Speculation heightened after her appearance at Wrestlemania last weekend when she hugged tag partner Paige goodbye after their match and whispered that she loved her.
Punk responded to Lee’s departure with a simple tweet late Friday: #ThankYouAJ
WWE has fired back at a blog posted by former ring announcer Justin Roberts that implied WWE revised history in an attempt to exploit WWE Warrior Award recipient Connor Michalek and enhance its corporate image.
Connor, an 8-year-old who died of cancer last year, became the first fan to be inducted into the WWE Hall of Fame last weekend when he was presented the inaugural Warrior Award.
Roberts, who was released by WWE last October, pointed to a tweet from Stephanie McMahon over Wrestlemania weekend that read, “Philanthropy is the future of marketing, it’s the way brands r going 2 win.”
Roberts, who said he felt like he was “punched in the gut” when he read it, wrote that the message raised questions about the company’s motives for its community outreach.
“This past weekend at the WWE Hall of Fame ceremony, they told a story,” Roberts posted. “While using real-life people and real stories, they did what they do best: they told a story and they didn’t let the facts get in the way.”
In his detailed essay Roberts, who first introduced Connor to McMahon, wrote about his own personal involvement in WWE’s relationship with Connor, and took exception to his removal from that story.
Roberts claims WWE rewrote the story with bigger names, including Daniel Bryan, who presented the award at the Hall of Fame ceremony.
“I just didn’t realize that when they retold this story, it was going to become just like those other reality-inspired storylines I mentioned earlier,” Roberts wrote. “The next week came and went.
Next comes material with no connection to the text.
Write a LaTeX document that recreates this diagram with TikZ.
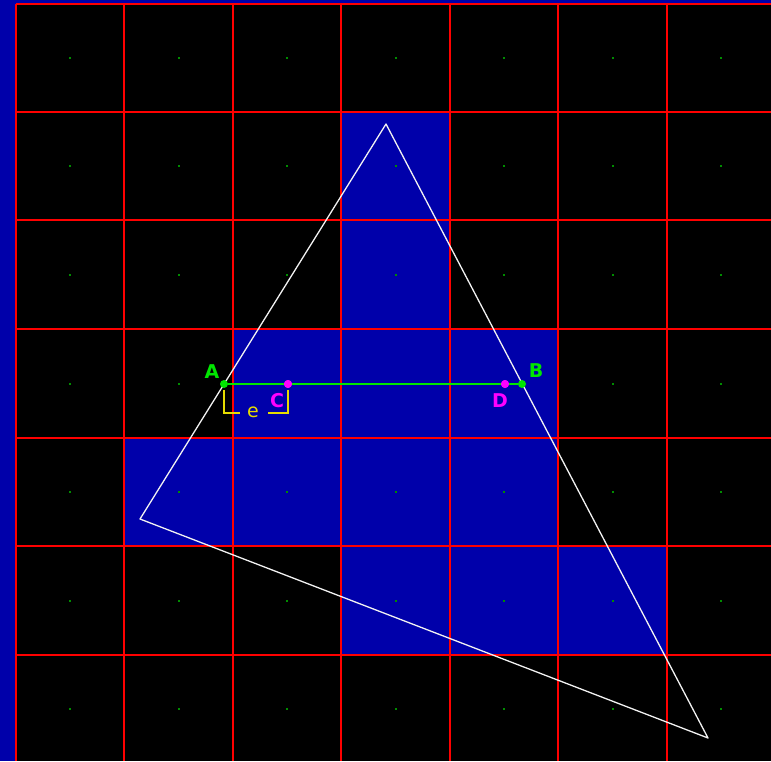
\documentclass[tikz,border=0pt]{standalone}
\usepackage{fontspec}
\setmainfont{DejaVu Sans}
\definecolor{bgblue}{RGB}{0,0,170}
\definecolor{gridred}{RGB}{255,0,0}
\definecolor{ptgreen}{RGB}{0,230,0}
\definecolor{dotgreen}{RGB}{0,140,0}
\definecolor{ptmag}{RGB}{255,0,255}
\definecolor{brkyellow}{RGB}{230,220,0}
\begin{document}
\begin{tikzpicture}[x=1pt,y=-1pt,
  gridline/.style={draw=gridred,line width=1.4pt},
  tri/.style={draw=white!90!gray,line width=1.3pt,line join=round},
  lbl/.style={font=\fontsize{19}{19}\selectfont\bfseries,inner sep=0pt},
  gdot/.style={circle,fill=ptgreen,inner sep=0pt,minimum size=8pt},
  mdot/.style={circle,fill=ptmag,inner sep=0pt,minimum size=8pt}]
\useasboundingbox (0,0) rectangle (771,761);
\fill[black] (0,0) rectangle (771,761);
\fill[bgblue] (0,0) rectangle (16,761);
\fill[bgblue] (0,0) rectangle (771,4);
% grid positions
\def\gx{{16,124,233,341,450,558,667,775}}
\def\gy{{4,112,220,329,438,546,655,763}}
% blue cells
\foreach \c/\r in {3/1,3/2,2/3,3/3,4/3,1/4,2/4,3/4,4/4,3/5,4/5,5/5}{
  \pgfmathsetmacro{\xa}{\gx[\c]}
  \pgfmathsetmacro{\xb}{\gx[\c+1]}
  \pgfmathsetmacro{\ya}{\gy[\r]}
  \pgfmathsetmacro{\yb}{\gy[\r+1]}
  \fill[bgblue] (\xa,\ya) rectangle (\xb,\yb);
}
% cell centre dots
\foreach \c in {0,...,6}{
  \foreach \r in {0,...,6}{
    \pgfmathsetmacro{\xm}{round((\gx[\c]+\gx[\c+1])/2)}
    \pgfmathsetmacro{\ym}{round((\gy[\r]+\gy[\r+1])/2)}
    \fill[dotgreen] (\xm-1,\ym-1) rectangle ++(2,2);
  }
}
% grid
\foreach \c in {0,...,6}{
  \pgfmathsetmacro{\xa}{\gx[\c]}
  \draw[gridline] (\xa,4) -- (\xa,761);
}
\foreach \r in {0,...,6}{
  \pgfmathsetmacro{\ya}{\gy[\r]}
  \draw[gridline] (16,\ya) -- (771,\ya);
}
% triangle
\coordinate (P1) at (386,124);
\coordinate (P2) at (140,519);
\coordinate (P3) at (708,738);
\draw[tri] (P1) -- (P2) -- (P3) -- cycle;
% span
\node[gdot] (A) at (224,384) {};
\node[gdot] (B) at (522,384) {};
\node[mdot] (C) at (288,384) {};
\node[mdot] (D) at (505,384) {};
\draw[ptgreen,line width=1.4pt] (A) -- (C) -- (D) -- (B);
\node[mdot] at (C) {};
\node[mdot] at (D) {};
\node[lbl,text=ptgreen] (la) at (212,372) {A};
\node[lbl,text=ptgreen] (lb) at (536,371) {B};
\node[lbl,text=ptmag] (lc) at (277,401) {C};
\node[lbl,text=ptmag] (ld) at (500,401) {D};
% bracket
\node[lbl,text=brkyellow,font=\fontsize{19}{19}\selectfont] (le) at (253,412) {e};
\coordinate (b1) at (224,390);
\coordinate (b2) at (224,413);
\coordinate (b3) at (240,413);
\coordinate (b4) at (268,413);
\coordinate (b5) at (288,413);
\coordinate (b6) at (288,390);
\draw[brkyellow,line width=1.4pt] (b1) -- (b2) -- (b3);
\draw[brkyellow,line width=1.4pt] (b4) -- (b5) -- (b6);
\end{tikzpicture}
\end{document}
The plan changed and only Stephanie and Daniel Bryan were interviewed. Stephanie was generous to Connor. Daniel was always good to him when they were face to face at the arenas. Daniel is a quality person and incredible performer. I feel bad that the company put him in a position where people on the outside might assume they were closer than they were.”
Roberts, 35, who worked for WWE from 2002-14, also wrote that he was surprised by the video the company released and later showed at arenas throughout the country during its shows.
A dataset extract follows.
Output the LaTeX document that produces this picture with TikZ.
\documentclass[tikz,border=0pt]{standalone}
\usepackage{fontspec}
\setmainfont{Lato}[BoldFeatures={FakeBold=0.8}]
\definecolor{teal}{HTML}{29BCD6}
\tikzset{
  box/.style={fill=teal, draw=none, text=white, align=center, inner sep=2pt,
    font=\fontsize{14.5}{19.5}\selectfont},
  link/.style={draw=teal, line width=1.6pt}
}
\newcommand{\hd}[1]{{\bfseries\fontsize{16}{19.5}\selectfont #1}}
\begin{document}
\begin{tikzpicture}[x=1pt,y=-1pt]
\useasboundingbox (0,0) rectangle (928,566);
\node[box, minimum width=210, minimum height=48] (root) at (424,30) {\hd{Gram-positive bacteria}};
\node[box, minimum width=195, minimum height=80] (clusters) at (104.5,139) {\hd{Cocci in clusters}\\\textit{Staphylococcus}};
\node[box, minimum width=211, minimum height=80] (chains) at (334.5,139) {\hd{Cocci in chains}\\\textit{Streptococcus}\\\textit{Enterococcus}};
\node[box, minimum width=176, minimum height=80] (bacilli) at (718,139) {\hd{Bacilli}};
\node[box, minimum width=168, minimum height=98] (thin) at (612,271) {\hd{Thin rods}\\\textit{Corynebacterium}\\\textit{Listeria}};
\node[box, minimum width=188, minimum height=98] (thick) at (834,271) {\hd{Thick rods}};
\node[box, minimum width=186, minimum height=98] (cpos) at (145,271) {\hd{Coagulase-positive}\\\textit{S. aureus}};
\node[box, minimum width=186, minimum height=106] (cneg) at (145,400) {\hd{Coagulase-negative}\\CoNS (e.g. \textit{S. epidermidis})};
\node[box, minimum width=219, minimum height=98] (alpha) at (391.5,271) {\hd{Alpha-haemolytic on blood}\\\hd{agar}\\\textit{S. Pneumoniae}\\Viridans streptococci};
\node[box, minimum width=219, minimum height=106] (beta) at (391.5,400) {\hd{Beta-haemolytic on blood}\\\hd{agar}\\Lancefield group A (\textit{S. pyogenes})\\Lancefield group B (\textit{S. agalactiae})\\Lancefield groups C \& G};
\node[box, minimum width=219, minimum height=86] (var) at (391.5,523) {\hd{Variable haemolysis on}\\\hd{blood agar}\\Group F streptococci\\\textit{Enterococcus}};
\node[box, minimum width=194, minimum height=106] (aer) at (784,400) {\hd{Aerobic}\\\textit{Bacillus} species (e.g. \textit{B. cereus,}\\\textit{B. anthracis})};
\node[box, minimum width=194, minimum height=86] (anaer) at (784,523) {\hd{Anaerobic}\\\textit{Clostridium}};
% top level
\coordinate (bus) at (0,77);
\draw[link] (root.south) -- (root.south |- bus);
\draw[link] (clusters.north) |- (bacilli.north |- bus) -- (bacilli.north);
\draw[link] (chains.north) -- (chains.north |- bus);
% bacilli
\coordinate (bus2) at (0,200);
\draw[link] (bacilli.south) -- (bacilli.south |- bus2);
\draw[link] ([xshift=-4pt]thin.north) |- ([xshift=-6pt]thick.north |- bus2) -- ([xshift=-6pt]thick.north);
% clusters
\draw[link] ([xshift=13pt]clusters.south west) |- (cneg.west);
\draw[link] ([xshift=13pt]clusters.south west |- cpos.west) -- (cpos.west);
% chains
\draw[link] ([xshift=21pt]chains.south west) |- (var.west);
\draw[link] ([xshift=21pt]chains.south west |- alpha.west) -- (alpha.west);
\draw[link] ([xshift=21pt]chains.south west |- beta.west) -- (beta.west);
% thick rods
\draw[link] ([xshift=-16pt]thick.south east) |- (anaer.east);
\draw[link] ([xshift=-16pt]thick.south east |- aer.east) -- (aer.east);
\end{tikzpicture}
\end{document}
“When the video came out, I was surprised, maybe more surprised than I should have been, to discover that reality was not a part of the story. The company told the story the way they wanted it to be told. And then I remembered: that’s just what the company does — it tells stories. Maybe I experienced this one too personally to see it distorted, but it was not easy to take.”
“I wish Connor’s Cure and Connor’s induction into the Hall of Fame were driven by sincerity and not strategy,” Roberts added.
WWE issued a response on Friday and defended its philanthropic efforts.
“It is offensive to suggest that WWE and its executives had anything but altruistic intentions in honoring Connor and his legacy with the Warrior Award. In conjunction with Connor’s father, Connor’s Cure was established by Stephanie McMahon and Paul Levesque to raise awareness and funds for pediatric cancer, and to honor a boy that so many people within the WWE family came to love. The fund is managed by the Children’s Hospital of Pittsburgh Foundation and has already raised more than $200,000 for pediatric cancer research.
“In addition, following the Ultimate Warrior’s impassioned Hall of Fame speech last year encouraging WWE to recognize its unsung heroes, the Warrior Award was established in his memory to honor those who exhibit unwavering strength and perseverance, and who live life with the courage and compassion that embodies the indomitable spirit of the Ultimate Warrior. With the full support and input of Ultimate Warrior’s widow, Dana Warrior, Connor Michalek was the first recipient of the Warrior Award, and moving forward the award will be given annually to acknowledge other unsung heroes among WWE’s employees and fans.”